Each adopts a top-level ontology which gives ontology engineers a shared starting point. It provides a common architecture for distinguishing material entities, processes, qualities, realizable entities, spatial regions, temporal regions, and information entities. This in turn provides a foundation on which to avoid and uncover subtle ambiguities...

Systematic Disambiguation

Which leads to the final piece of our characterization of ontology engineering as a distinct discipline. At its heart heart is systematic disambiguation.

To disambiguate is not to find the one true interpretation of a phenomenon and declare victory. It is to identify and represent the logical space of relevant interpretations. It is to make distinctions explicit where data, language, systems, and human practices collapse them. For example:

  • Type versus instance: Algeria as a particular country versus country as a type.
  • Information versus what the information is about: an occupation code versus the person who holds an occupation.
  • Material versus immaterial entities: a river versus the site where a river used to flow.
  • Process versus product: ontology engineering versus the ontology produced through that engineering.

These distinctions sound simple; that is exactly why people overlook them. Let me say this more clearly.

These distinctions are so obvious you will forget to include them in your data.

Use a top-level ontology so you don't have to rely on some clever person to remember to disambiguate information from what it is about. Aim to disambiguate by design for the same reason. We should releae ourselves from reliance on genius; we should democratize access to meaningful inferences currently hidden in our data.

This Is Ours

There is no other discipline focused on systematically disambiguating data in this manner. It is what we do and what we do best.

Own it.

Systematic disambiguation is what allows ontology engineering to address both interoperability and information quality. It allows us to build representations that are clear enough for humans, formal enough for machines, and stable enough for systems to exchange and reuse.

For example, a complete representation of any serious use case will eventually touch every major region of BFO. It will involve material entities, processes, qualities, realizable entities, temporal regions, spatial regions, and information entities.

You cannot address deep interoperability challenges if you only model one sliver of reality and pretend the rest does not matter.

But this does not mean every application needs the full graph.

The Full Semantic Cloth

The semantic layer and the operational layer are not the same thing.

The full semantic representation is the cloth; the operational release is the cut.

Different applications need different subsets, different views, different modules, and different interfaces.

You should cut your operational release from the whole semantic cloth.

Do not confuse the fact that users need simplicity with the idea that the underlying representation should be simplistic. Users need useful views. Machines need coherent structure. Organizations need release strategies. Ontology engineers need to understand all three.

Toward a Discipline

The new era of ontology engineering will be built by method.

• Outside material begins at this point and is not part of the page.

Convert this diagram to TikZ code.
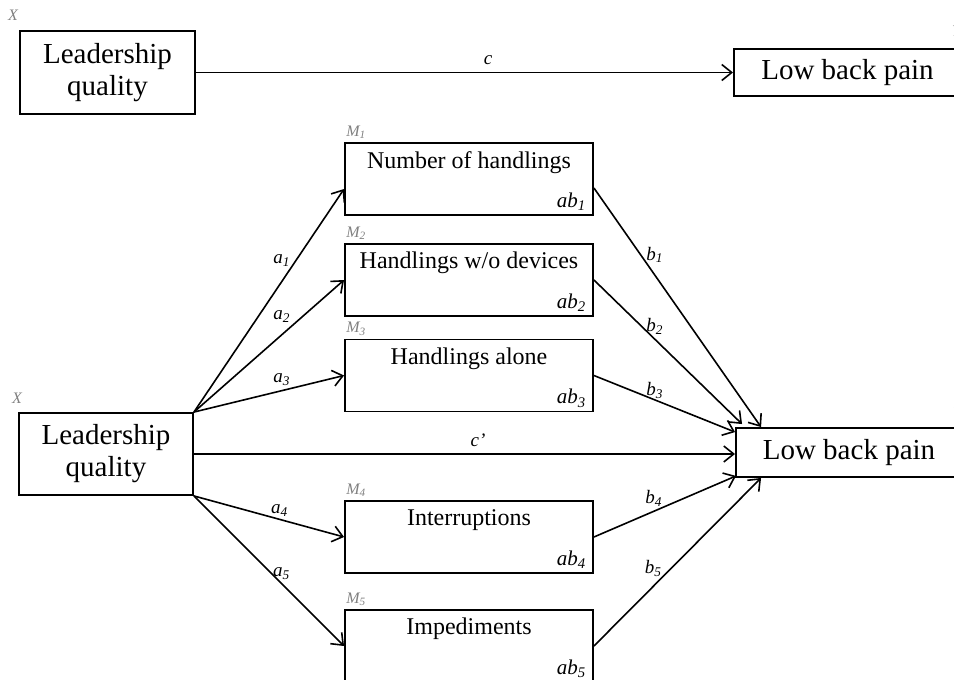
\documentclass[tikz,border=0pt]{standalone}
\usepackage{fontspec}
\setmainfont{Liberation Serif}
\usetikzlibrary{arrows.meta}
\pgfkeys{tikz/mybox/.style={draw,line width=1.9pt,inner sep=0pt}}
\pgfkeys{tikz/bigbox/.style={mybox,align=center,font=\fontsize{29}{32}\selectfont}}
\pgfkeys{tikz/mytag/.style={text=gray,font=\fontsize{16}{16}\selectfont\itshape,inner sep=0pt}}
\pgfkeys{tikz/mypath/.style={line width=1.6pt,-{Straight Barb[length=10pt,width=16pt,line width=1.6pt]}}}
\pgfkeys{tikz/mycoef/.style={font=\fontsize{19}{19}\selectfont\itshape,inner sep=0pt}}
\newcommand*\mediator[4]{\node [mybox,minimum width=248pt,minimum height=72pt,
    label={[mytag,anchor=south west,xshift=2pt,yshift=3pt]north west:M\textsubscript{#3}},
    label={[anchor=north,inner sep=0pt,yshift=-9pt,font=\fontsize{24}{24}\selectfont]north:#4},
    label={[mycoef,font=\fontsize{21}{21}\selectfont\itshape,anchor=south east,xshift=-8pt,yshift=5pt]south east:ab\textsubscript{#3}}] (#1) at (#2) {};}

\begin{document}
\begin{tikzpicture}[x=1pt,y=-1pt]
\clip (0,0) rectangle (954,680);

% total effect
\node [bigbox,minimum width=175pt,minimum height=83pt,
  label={[mytag,anchor=south west,xshift=-11pt,yshift=9pt]north west:X}] (x1) at (107.5,72.5) {Leadership\\quality};
\node [bigbox,minimum width=227pt,minimum height=47pt,
  label={[mytag,anchor=south west,xshift=-10pt,yshift=11pt]north east:Y}] (y1) at (847.5,72.5) {Low back pain};
\draw [mypath] (x1) -- node [mycoef,pos=0.544,yshift=12pt] (c) {c} (y1);

% mediation model
\node [bigbox,minimum width=174pt,minimum height=82pt,
  label={[mytag,anchor=south west,xshift=-6pt,yshift=8pt]north west:X}] (x2) at (106,454) {Leadership\\quality};
\node [bigbox,minimum width=226pt,minimum height=49pt,
  label={[mytag,anchor=south west,xshift=-10pt,yshift=8pt]north east:Y}] (y2) at (849,452.5) {Low back pain};

\mediator{m1}{469,179}{1}{Number of handlings}
\mediator{m2}{469,280}{2}{Handlings w/o devices}
\mediator{m3}{469,375.5}{3}{Handlings alone}
\mediator{m4}{469,537}{4}{Interruptions}
\mediator{m5}{469,646}{5}{Impediments}

\draw [mypath] (x2.north east) -- node [mycoef,pos=0.585,yshift=21pt] (a1) {a\textsubscript{1}} ([yshift=-10pt]m1.west);
\draw [mypath] (x2.north east) -- node [mycoef,pos=0.585,yshift=18pt] (a2) {a\textsubscript{2}} (m2.west);
\draw [mypath] (x2.north east) -- node [mycoef,pos=0.585,yshift=11pt] (a3) {a\textsubscript{3}} (m3.west);
\draw [mypath] (x2.south east) -- node [mycoef,pos=0.57,yshift=9pt] (a4) {a\textsubscript{4}} (m4.west);
\draw [mypath] (x2.south east) -- node [mycoef,pos=0.55,xshift=5pt,yshift=5pt] (a5) {a\textsubscript{5}} (m5.west);
\draw [mypath] (x2.east) -- node [mycoef,pos=0.525,yshift=14pt] (c') {c’} (x2.east -| y2.west);

\draw [mypath] ([yshift=-9pt]m1.east) -- node [mycoef,pos=0.28,xshift=14pt] (b1) {b\textsubscript{1}} ([xshift=26pt]y2.north west);
\draw [mypath] (m2.east) -- node [mycoef,pos=0.41,yshift=13pt] (b2) {b\textsubscript{2}} ([xshift=7pt,yshift=3pt]y2.north west);
\draw [mypath] (m3.east) -- node [mycoef,pos=0.43,yshift=9pt] (b3) {b\textsubscript{3}} ([yshift=-5pt]y2.north west);
\draw [mypath] (m4.east) -- node [mycoef,pos=0.42,yshift=13pt] (b4) {b\textsubscript{4}} ([xshift=1pt,yshift=2pt]y2.south west);
\draw [mypath] (m5.east) -- node [mycoef,pos=0.355,yshift=18pt] (b5) {b\textsubscript{5}} ([xshift=26pt]y2.south west);
\end{tikzpicture}
\end{document}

But it will only become a discipline if we insist on the methods that distinguish it.

So let us stop hiding behind tool names. Let us stop defining ontology engineering by whatever syntax we happen to use this year. Let us stop pretending that a taxonomy becomes an ontology because someone exported it in RDF.

Ontology engineering is not taxonomizing. It is not concept mapping. It is not data modeling. It is not coding. It is not database management. It is not machine learning. It may use all of these. It may collaborate with all of these.

But it is not reducible to any of them.

Ontology engineering is the systematic construction of machine-interpretable artifacts that disambiguate information, improve information quality, and facilitate interoperability.

That is the tradecraft.

And if we are serious about the future of the field, that is where we begin.